◆ **TASK PROMPT**: Scan the data beneath this task and copy each line that includes "with".

◆ **DATA PROVIDED**:

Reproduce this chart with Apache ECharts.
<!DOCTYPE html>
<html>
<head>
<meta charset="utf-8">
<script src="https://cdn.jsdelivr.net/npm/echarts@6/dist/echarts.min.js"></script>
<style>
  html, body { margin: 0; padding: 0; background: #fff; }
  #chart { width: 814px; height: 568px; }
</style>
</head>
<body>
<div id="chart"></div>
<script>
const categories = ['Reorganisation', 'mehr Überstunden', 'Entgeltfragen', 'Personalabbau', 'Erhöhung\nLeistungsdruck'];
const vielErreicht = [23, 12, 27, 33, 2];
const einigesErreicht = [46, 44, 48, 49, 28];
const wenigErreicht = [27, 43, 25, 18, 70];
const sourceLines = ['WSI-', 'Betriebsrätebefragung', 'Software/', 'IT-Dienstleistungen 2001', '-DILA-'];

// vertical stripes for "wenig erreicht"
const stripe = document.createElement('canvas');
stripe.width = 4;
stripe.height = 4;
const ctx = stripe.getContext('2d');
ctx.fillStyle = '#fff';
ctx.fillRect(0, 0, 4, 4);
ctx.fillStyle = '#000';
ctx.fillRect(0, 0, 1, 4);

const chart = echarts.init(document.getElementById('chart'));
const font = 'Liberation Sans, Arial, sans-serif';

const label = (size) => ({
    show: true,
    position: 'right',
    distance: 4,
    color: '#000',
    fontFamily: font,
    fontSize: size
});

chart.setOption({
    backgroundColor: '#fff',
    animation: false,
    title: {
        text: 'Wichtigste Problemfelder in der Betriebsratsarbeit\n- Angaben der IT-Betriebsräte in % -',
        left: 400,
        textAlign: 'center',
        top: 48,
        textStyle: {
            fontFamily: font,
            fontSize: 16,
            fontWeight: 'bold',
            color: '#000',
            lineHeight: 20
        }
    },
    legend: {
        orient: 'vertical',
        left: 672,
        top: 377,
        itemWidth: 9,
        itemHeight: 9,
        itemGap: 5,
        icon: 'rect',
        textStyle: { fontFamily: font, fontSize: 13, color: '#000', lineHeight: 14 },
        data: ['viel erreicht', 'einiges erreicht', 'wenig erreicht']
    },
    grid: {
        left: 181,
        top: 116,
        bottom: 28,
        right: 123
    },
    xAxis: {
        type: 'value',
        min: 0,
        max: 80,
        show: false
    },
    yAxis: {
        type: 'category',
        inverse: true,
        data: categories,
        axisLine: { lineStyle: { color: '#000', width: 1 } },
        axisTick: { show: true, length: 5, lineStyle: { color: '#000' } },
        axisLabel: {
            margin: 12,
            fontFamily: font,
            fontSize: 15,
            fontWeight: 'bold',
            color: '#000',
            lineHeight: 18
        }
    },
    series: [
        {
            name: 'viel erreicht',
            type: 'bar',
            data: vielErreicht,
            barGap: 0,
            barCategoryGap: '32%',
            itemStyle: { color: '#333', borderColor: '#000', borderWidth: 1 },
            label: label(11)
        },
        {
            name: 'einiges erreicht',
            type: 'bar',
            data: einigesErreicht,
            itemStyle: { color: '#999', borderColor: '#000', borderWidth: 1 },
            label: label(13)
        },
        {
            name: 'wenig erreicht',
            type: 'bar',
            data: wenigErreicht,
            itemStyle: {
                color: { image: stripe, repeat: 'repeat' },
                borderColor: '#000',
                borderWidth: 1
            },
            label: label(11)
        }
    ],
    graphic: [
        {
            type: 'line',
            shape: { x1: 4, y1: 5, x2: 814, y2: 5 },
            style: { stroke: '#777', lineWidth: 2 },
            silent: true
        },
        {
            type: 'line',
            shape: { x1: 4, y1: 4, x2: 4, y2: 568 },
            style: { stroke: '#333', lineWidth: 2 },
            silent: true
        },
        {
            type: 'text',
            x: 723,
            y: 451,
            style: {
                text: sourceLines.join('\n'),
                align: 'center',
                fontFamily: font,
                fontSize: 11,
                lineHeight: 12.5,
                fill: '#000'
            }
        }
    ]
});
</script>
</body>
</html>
---
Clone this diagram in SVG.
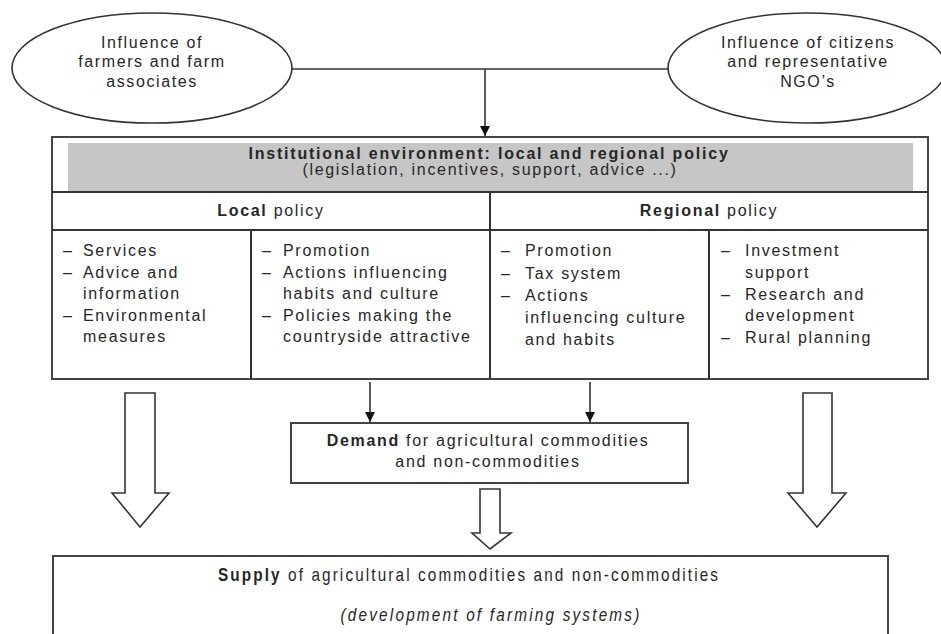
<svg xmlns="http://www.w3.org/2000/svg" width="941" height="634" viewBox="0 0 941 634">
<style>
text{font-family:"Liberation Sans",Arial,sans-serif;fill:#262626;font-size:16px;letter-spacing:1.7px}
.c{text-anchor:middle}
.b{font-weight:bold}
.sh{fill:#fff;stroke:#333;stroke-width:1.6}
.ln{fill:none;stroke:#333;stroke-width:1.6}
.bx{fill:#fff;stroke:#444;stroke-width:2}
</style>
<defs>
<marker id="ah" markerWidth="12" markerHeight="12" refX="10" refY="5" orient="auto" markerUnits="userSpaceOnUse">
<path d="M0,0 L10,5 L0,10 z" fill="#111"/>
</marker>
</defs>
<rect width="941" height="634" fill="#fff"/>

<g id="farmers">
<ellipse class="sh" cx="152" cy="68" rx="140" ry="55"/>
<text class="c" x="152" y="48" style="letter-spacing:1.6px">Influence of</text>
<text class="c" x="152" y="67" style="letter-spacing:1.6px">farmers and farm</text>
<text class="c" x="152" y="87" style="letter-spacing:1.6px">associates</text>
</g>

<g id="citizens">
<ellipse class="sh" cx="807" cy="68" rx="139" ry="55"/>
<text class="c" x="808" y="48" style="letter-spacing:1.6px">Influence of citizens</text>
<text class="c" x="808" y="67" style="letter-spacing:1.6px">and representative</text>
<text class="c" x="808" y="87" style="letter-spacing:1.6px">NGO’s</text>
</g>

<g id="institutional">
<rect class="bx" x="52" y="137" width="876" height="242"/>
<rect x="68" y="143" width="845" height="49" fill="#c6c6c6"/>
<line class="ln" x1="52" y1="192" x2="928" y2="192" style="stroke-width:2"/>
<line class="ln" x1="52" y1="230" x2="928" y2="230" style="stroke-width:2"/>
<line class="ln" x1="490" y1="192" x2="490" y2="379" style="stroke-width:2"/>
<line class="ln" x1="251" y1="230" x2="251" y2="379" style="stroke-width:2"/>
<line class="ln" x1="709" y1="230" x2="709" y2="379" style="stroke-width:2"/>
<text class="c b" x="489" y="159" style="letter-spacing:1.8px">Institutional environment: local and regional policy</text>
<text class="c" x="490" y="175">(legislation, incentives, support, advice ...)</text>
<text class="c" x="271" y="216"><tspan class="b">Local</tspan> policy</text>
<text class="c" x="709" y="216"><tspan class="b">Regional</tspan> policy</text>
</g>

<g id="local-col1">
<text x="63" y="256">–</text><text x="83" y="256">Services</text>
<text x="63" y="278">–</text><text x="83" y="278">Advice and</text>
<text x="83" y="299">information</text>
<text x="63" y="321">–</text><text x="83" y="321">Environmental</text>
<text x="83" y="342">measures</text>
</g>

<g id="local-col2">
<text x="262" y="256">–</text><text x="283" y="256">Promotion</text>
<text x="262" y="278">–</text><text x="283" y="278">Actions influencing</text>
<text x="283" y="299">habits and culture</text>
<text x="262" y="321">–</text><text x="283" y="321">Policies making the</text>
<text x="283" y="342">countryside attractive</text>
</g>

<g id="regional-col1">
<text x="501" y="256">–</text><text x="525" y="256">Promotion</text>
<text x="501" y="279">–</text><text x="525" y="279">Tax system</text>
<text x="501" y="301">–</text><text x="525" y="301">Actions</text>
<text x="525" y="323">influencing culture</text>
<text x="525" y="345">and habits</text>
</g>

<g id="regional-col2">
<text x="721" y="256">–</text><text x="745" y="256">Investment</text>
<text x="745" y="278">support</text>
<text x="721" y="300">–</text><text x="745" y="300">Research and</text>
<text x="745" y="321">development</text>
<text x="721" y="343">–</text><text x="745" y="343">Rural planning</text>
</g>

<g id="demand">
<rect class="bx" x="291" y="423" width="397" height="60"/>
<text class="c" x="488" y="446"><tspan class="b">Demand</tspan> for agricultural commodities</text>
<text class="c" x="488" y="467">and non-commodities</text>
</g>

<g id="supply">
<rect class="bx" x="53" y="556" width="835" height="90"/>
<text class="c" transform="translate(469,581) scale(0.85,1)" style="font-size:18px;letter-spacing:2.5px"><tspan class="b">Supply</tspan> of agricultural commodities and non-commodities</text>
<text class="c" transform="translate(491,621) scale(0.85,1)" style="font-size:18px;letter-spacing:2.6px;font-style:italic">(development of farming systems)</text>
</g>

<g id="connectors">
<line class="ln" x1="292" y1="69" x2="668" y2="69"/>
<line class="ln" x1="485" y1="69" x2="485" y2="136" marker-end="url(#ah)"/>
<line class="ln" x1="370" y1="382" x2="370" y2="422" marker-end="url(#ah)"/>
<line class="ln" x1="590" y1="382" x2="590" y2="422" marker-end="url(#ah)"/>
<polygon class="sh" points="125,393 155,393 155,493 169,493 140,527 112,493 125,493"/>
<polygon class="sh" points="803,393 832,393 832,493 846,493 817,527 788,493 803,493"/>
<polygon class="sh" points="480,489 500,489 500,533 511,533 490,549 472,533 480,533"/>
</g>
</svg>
---
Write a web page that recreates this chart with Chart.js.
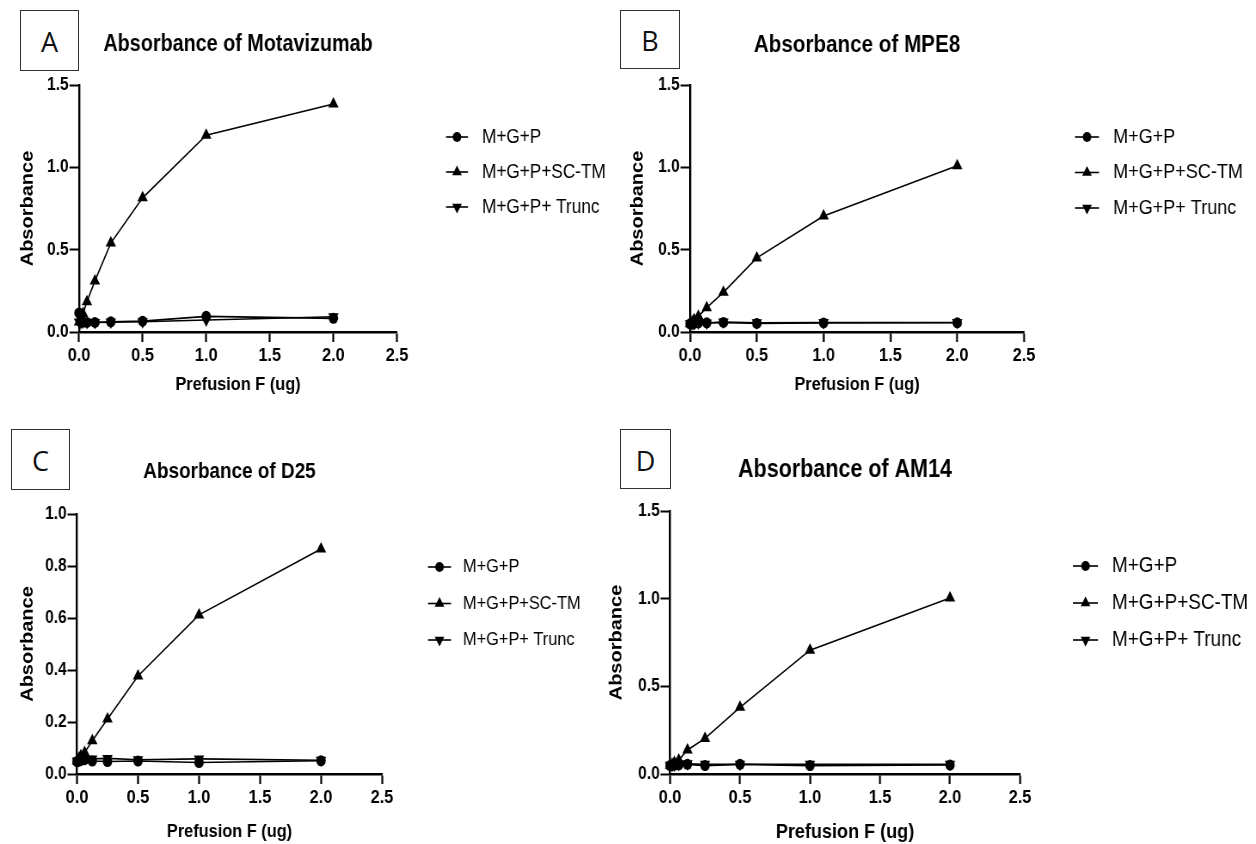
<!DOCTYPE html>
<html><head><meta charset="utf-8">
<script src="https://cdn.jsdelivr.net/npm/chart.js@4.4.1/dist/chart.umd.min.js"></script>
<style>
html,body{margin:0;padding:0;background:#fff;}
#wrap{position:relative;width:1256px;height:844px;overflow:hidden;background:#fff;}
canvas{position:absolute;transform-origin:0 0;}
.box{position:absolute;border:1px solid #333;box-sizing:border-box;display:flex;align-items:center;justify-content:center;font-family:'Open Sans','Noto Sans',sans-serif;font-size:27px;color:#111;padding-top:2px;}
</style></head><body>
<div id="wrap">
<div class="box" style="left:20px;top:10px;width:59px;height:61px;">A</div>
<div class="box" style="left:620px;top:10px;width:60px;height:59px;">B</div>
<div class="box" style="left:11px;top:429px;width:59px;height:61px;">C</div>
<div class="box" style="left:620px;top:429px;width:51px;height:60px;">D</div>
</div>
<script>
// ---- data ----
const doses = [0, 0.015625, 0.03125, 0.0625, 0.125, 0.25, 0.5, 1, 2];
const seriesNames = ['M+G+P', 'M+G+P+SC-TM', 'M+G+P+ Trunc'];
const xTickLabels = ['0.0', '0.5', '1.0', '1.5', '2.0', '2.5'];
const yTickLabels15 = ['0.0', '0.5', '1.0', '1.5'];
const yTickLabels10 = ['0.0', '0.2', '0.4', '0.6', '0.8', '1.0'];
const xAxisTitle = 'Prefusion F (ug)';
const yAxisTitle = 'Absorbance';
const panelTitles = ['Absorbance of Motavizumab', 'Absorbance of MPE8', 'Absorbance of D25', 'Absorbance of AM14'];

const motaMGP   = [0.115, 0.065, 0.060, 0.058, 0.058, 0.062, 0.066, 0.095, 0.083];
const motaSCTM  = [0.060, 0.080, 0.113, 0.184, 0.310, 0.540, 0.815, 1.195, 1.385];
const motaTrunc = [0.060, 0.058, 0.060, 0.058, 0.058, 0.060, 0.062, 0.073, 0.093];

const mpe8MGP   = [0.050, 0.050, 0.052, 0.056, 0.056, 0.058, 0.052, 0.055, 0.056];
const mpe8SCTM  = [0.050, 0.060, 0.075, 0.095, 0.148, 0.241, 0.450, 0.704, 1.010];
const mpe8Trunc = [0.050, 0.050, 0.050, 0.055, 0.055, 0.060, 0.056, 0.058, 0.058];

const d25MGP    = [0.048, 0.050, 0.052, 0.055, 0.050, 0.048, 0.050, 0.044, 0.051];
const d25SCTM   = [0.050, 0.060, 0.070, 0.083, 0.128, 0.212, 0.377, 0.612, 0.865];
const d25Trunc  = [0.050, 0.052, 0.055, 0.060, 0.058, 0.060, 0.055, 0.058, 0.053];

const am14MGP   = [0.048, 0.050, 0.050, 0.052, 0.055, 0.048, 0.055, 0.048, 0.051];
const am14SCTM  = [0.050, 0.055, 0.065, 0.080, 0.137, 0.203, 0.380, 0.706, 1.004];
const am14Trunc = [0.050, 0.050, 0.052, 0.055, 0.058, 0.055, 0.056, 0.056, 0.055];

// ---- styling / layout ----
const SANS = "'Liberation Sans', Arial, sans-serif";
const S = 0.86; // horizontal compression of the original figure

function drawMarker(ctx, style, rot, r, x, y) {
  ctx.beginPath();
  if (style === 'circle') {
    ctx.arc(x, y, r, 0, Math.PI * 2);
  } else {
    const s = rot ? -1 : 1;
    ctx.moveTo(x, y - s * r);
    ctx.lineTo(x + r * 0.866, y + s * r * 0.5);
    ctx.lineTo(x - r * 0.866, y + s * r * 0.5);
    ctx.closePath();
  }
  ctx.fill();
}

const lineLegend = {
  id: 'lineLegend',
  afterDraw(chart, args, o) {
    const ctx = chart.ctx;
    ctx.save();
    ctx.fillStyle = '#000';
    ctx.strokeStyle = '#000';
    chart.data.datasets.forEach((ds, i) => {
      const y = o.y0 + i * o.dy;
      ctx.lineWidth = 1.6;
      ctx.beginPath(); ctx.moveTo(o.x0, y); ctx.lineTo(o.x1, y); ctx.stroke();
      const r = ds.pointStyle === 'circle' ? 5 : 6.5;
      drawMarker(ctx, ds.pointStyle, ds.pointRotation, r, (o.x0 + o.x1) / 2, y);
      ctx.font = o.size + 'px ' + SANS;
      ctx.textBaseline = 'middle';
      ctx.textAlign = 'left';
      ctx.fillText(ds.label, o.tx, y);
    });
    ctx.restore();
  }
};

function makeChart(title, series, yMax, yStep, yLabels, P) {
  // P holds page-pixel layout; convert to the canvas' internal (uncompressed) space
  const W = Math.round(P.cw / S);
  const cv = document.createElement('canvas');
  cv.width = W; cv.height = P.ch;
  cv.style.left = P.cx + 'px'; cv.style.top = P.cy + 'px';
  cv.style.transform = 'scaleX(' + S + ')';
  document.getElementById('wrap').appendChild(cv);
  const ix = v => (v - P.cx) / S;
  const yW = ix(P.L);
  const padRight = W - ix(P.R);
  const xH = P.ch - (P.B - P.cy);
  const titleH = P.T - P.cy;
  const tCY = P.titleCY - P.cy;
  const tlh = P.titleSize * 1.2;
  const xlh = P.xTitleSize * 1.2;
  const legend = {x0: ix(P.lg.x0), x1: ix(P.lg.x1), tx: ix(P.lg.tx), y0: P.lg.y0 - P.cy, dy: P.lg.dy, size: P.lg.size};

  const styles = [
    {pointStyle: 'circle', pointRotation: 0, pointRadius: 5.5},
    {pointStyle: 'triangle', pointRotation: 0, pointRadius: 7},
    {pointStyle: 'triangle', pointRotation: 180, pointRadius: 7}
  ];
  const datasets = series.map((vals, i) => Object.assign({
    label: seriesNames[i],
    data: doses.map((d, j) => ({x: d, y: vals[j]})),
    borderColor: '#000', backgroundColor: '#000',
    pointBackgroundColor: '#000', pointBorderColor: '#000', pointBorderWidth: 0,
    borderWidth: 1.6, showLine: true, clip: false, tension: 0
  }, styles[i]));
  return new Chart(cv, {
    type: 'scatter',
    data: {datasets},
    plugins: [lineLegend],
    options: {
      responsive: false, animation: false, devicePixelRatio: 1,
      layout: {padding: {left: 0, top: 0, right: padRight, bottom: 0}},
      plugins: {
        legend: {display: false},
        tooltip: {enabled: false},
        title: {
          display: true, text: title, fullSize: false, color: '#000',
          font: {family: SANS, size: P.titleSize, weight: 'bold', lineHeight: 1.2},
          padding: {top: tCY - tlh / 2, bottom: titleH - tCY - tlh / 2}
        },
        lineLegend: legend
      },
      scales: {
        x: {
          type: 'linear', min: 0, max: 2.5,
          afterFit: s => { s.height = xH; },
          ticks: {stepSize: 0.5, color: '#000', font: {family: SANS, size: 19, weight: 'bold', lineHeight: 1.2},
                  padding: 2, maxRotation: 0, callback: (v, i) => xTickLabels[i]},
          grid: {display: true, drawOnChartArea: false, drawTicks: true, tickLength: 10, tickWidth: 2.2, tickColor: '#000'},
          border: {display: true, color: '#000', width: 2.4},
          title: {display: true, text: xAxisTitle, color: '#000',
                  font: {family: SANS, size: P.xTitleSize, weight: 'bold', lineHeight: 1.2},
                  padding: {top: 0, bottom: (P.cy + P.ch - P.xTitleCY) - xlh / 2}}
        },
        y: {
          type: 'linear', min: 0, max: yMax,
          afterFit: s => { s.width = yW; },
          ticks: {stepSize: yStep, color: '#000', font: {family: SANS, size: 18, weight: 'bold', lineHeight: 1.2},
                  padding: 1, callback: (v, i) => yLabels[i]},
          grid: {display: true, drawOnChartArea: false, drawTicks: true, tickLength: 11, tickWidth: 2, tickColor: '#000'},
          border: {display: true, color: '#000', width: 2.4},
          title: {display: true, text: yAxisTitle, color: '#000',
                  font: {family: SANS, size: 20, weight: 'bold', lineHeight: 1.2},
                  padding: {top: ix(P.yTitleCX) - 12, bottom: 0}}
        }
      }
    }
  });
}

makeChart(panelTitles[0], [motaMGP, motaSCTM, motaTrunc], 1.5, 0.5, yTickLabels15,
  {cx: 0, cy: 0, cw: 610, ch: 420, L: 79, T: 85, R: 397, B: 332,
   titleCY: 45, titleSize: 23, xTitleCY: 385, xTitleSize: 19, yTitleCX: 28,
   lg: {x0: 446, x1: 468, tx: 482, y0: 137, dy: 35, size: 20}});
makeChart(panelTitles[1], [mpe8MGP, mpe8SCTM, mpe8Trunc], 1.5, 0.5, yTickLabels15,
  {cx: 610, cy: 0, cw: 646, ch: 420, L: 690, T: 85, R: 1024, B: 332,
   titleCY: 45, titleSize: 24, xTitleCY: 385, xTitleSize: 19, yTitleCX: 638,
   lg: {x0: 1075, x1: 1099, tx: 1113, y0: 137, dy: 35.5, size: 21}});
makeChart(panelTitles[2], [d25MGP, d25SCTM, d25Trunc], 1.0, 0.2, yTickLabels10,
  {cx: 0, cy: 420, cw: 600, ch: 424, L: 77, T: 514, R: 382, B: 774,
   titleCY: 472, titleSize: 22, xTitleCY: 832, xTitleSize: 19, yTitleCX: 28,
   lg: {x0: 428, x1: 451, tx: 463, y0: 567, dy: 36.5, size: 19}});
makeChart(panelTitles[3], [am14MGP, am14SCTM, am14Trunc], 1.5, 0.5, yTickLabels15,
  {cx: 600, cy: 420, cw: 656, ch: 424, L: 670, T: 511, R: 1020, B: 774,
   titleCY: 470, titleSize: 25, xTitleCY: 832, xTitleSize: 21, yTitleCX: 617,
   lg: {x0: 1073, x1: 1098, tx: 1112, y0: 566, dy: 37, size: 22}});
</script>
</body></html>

◆ **OUTPUT OF THE TASK**:
Reproduce this chart with Apache ECharts.
Write a web page that recreates this chart with Chart.js.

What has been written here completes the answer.